→ **LISTED ENTRIES**

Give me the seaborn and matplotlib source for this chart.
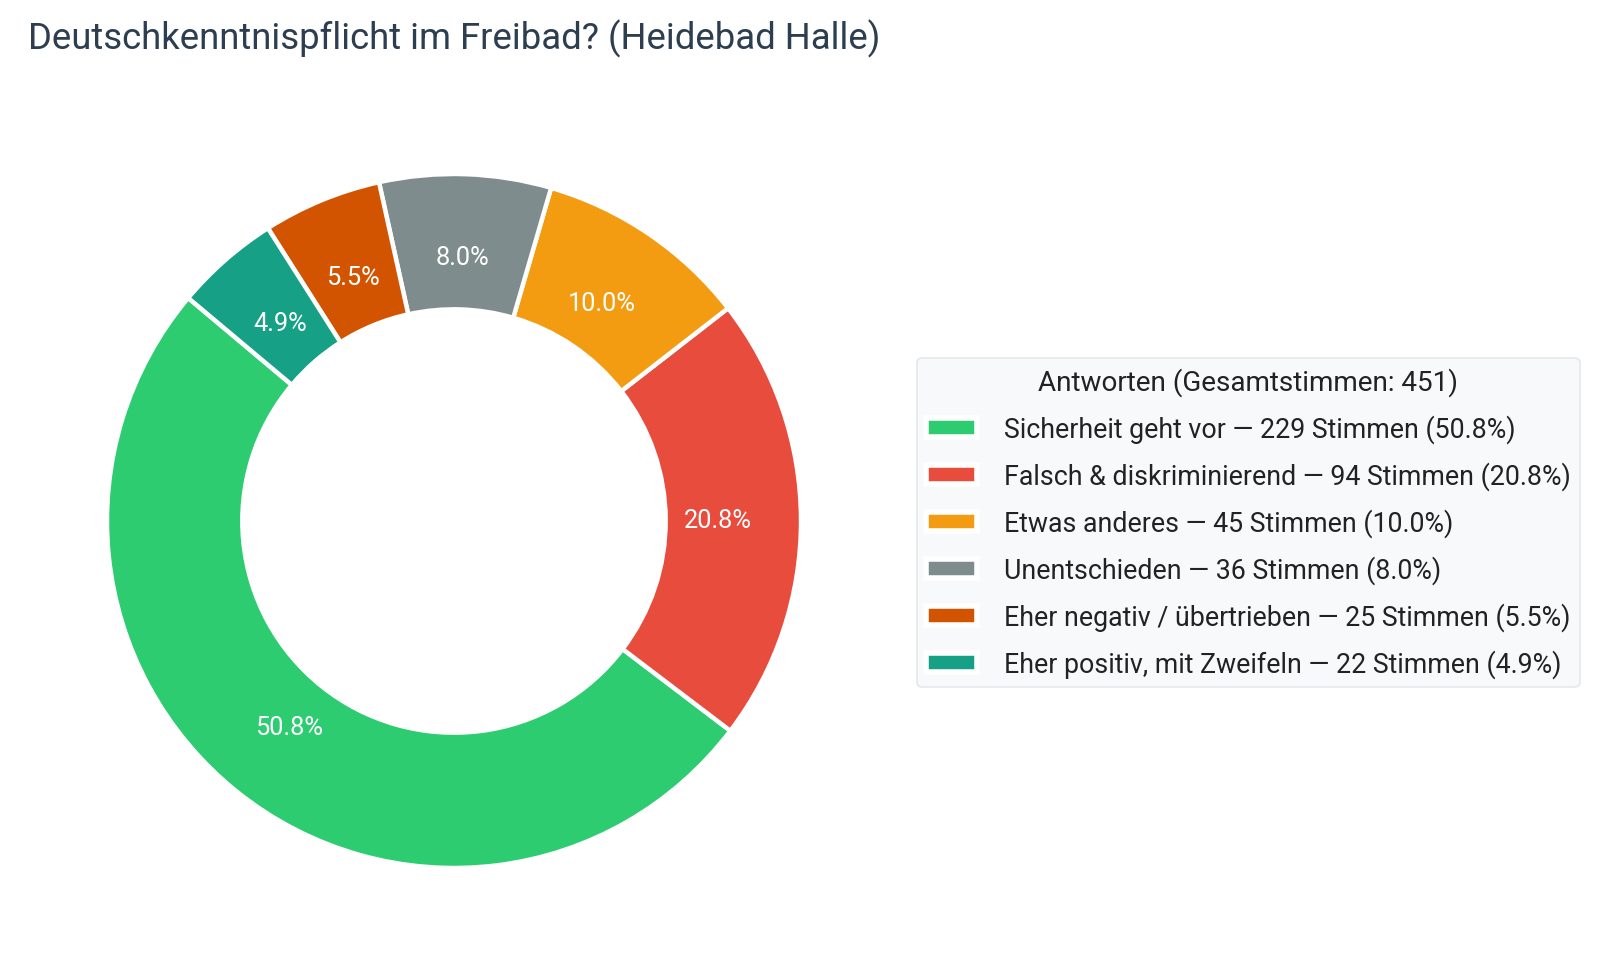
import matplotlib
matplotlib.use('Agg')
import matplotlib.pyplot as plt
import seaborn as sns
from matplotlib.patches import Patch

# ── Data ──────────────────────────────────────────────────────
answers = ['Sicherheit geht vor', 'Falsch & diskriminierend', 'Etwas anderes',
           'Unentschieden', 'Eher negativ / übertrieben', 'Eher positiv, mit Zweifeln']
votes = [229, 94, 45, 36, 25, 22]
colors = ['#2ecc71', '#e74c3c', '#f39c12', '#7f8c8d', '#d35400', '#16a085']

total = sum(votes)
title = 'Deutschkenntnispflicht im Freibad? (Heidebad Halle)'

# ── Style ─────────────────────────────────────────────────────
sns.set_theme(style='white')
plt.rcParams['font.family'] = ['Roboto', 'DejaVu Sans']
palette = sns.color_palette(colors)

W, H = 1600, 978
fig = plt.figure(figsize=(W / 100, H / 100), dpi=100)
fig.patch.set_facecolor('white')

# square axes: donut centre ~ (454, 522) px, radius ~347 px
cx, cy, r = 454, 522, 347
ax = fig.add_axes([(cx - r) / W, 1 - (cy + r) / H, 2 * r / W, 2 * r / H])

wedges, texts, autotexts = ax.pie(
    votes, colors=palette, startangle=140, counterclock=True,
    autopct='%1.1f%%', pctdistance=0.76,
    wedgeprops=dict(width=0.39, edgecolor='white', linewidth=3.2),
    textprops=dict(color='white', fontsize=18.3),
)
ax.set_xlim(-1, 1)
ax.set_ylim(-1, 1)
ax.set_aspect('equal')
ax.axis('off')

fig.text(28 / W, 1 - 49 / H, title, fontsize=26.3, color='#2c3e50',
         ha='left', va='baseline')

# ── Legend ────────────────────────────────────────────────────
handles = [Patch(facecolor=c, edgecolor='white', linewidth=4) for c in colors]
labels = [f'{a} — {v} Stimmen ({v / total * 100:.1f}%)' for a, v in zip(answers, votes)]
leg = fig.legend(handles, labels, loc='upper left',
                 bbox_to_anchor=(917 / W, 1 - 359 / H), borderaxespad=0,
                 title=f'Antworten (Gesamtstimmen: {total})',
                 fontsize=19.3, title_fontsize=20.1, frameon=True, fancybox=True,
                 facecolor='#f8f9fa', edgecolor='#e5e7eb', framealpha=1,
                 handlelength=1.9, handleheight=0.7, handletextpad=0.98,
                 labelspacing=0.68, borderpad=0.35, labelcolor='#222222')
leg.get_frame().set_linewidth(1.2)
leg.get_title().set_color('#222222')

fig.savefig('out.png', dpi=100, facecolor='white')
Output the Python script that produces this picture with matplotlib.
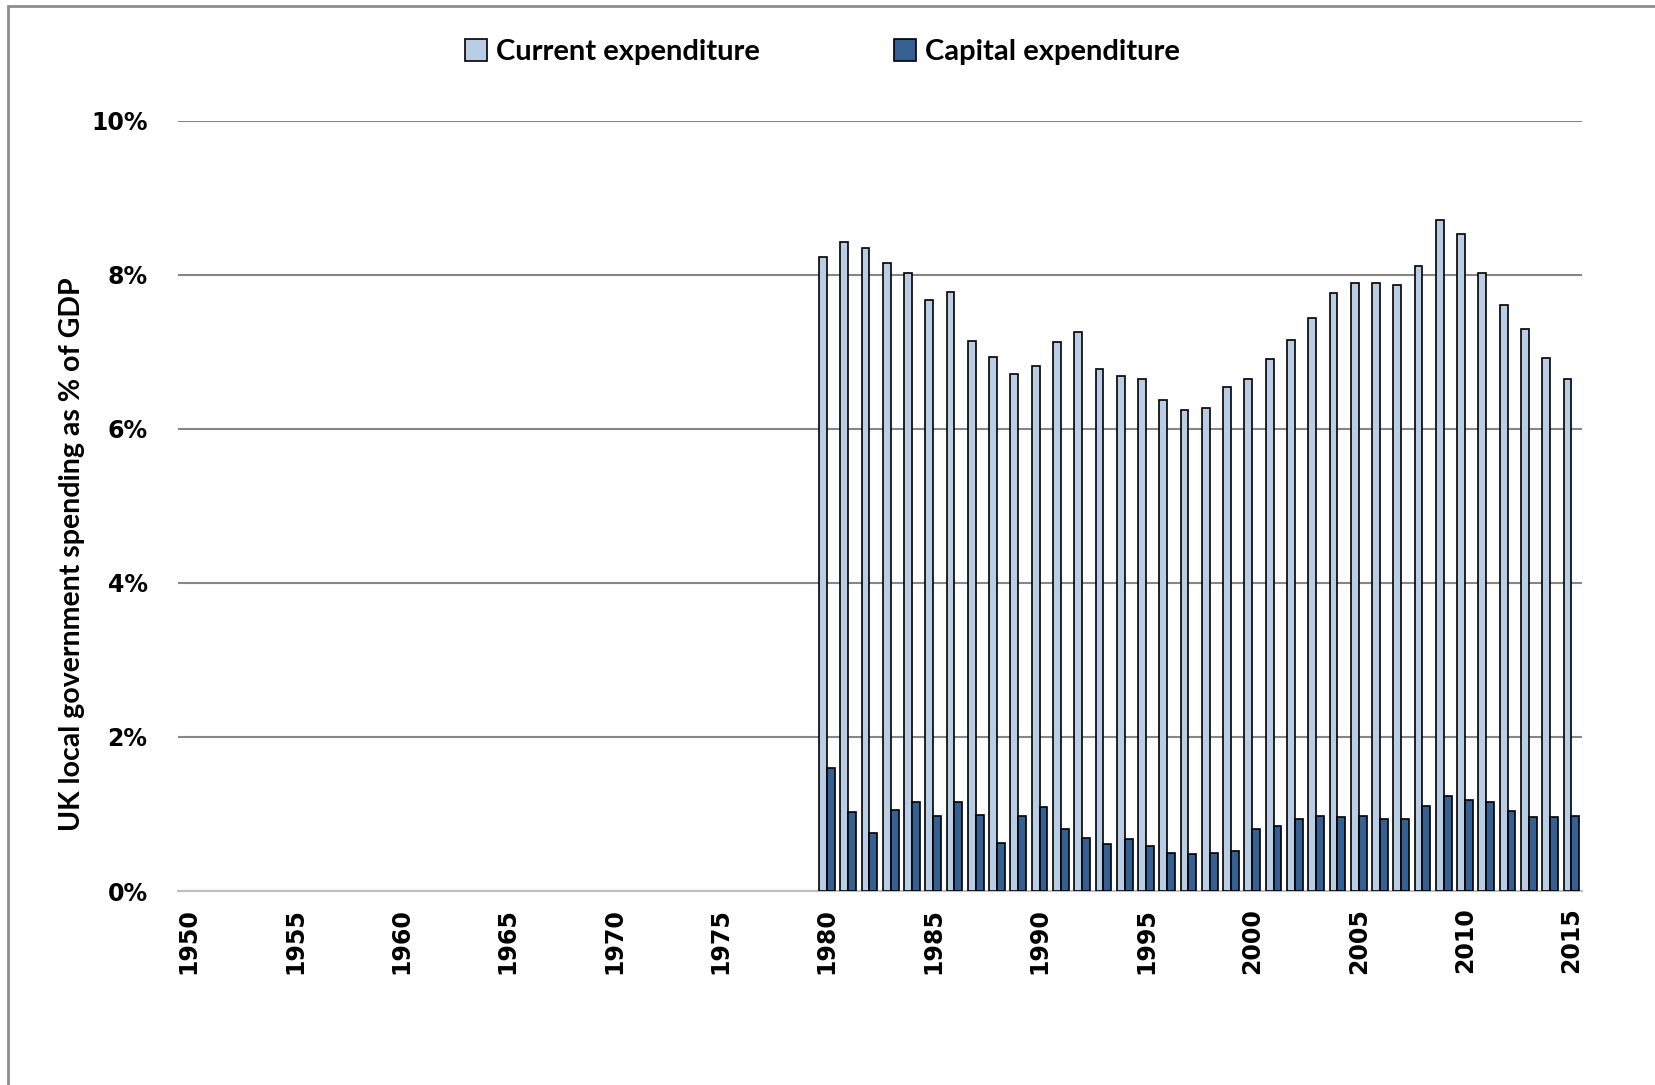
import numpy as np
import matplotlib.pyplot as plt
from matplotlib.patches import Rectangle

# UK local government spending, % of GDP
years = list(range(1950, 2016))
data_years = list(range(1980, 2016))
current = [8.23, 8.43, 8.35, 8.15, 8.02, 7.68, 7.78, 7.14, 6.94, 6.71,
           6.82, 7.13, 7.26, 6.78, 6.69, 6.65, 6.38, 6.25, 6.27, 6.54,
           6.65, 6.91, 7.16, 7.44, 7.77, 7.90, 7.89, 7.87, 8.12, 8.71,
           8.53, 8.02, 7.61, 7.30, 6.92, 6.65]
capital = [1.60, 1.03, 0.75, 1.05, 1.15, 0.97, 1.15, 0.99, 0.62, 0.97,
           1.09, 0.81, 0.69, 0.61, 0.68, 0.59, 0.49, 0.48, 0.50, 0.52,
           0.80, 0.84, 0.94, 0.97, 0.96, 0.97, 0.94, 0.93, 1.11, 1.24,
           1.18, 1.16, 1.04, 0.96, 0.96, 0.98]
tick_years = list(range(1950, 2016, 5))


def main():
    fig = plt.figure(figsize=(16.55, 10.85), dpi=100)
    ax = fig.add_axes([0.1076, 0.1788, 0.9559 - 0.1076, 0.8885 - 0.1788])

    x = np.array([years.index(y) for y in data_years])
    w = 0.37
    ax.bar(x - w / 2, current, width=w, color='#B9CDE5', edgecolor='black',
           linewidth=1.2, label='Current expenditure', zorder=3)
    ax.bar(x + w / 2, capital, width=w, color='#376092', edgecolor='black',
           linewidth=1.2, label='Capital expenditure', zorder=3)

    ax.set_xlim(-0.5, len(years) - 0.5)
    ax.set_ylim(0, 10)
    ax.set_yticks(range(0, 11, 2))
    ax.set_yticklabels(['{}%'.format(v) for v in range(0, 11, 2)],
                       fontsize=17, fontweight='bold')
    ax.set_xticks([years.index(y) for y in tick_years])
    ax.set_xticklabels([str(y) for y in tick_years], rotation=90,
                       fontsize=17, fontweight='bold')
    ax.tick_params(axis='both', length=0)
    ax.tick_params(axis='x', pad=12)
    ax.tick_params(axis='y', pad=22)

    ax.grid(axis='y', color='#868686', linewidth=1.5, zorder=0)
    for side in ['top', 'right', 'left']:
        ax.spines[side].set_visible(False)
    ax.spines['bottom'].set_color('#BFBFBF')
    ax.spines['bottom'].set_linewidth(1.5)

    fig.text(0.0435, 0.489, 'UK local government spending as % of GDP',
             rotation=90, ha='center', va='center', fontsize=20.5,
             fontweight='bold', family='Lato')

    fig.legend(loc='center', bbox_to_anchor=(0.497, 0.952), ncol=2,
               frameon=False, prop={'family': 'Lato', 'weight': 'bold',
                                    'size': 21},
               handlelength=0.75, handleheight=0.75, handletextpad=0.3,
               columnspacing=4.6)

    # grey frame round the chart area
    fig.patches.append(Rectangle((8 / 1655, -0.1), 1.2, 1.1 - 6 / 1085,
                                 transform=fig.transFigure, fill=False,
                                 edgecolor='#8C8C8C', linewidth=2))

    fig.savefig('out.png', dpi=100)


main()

→ **WHAT YOU HAVE TO DO**
Search the records for the word "this" and copy every line where it occurs.

→ **OUTPUT BELOW**
Give me the seaborn and matplotlib source for this chart.
Output the Python script that produces this picture with matplotlib.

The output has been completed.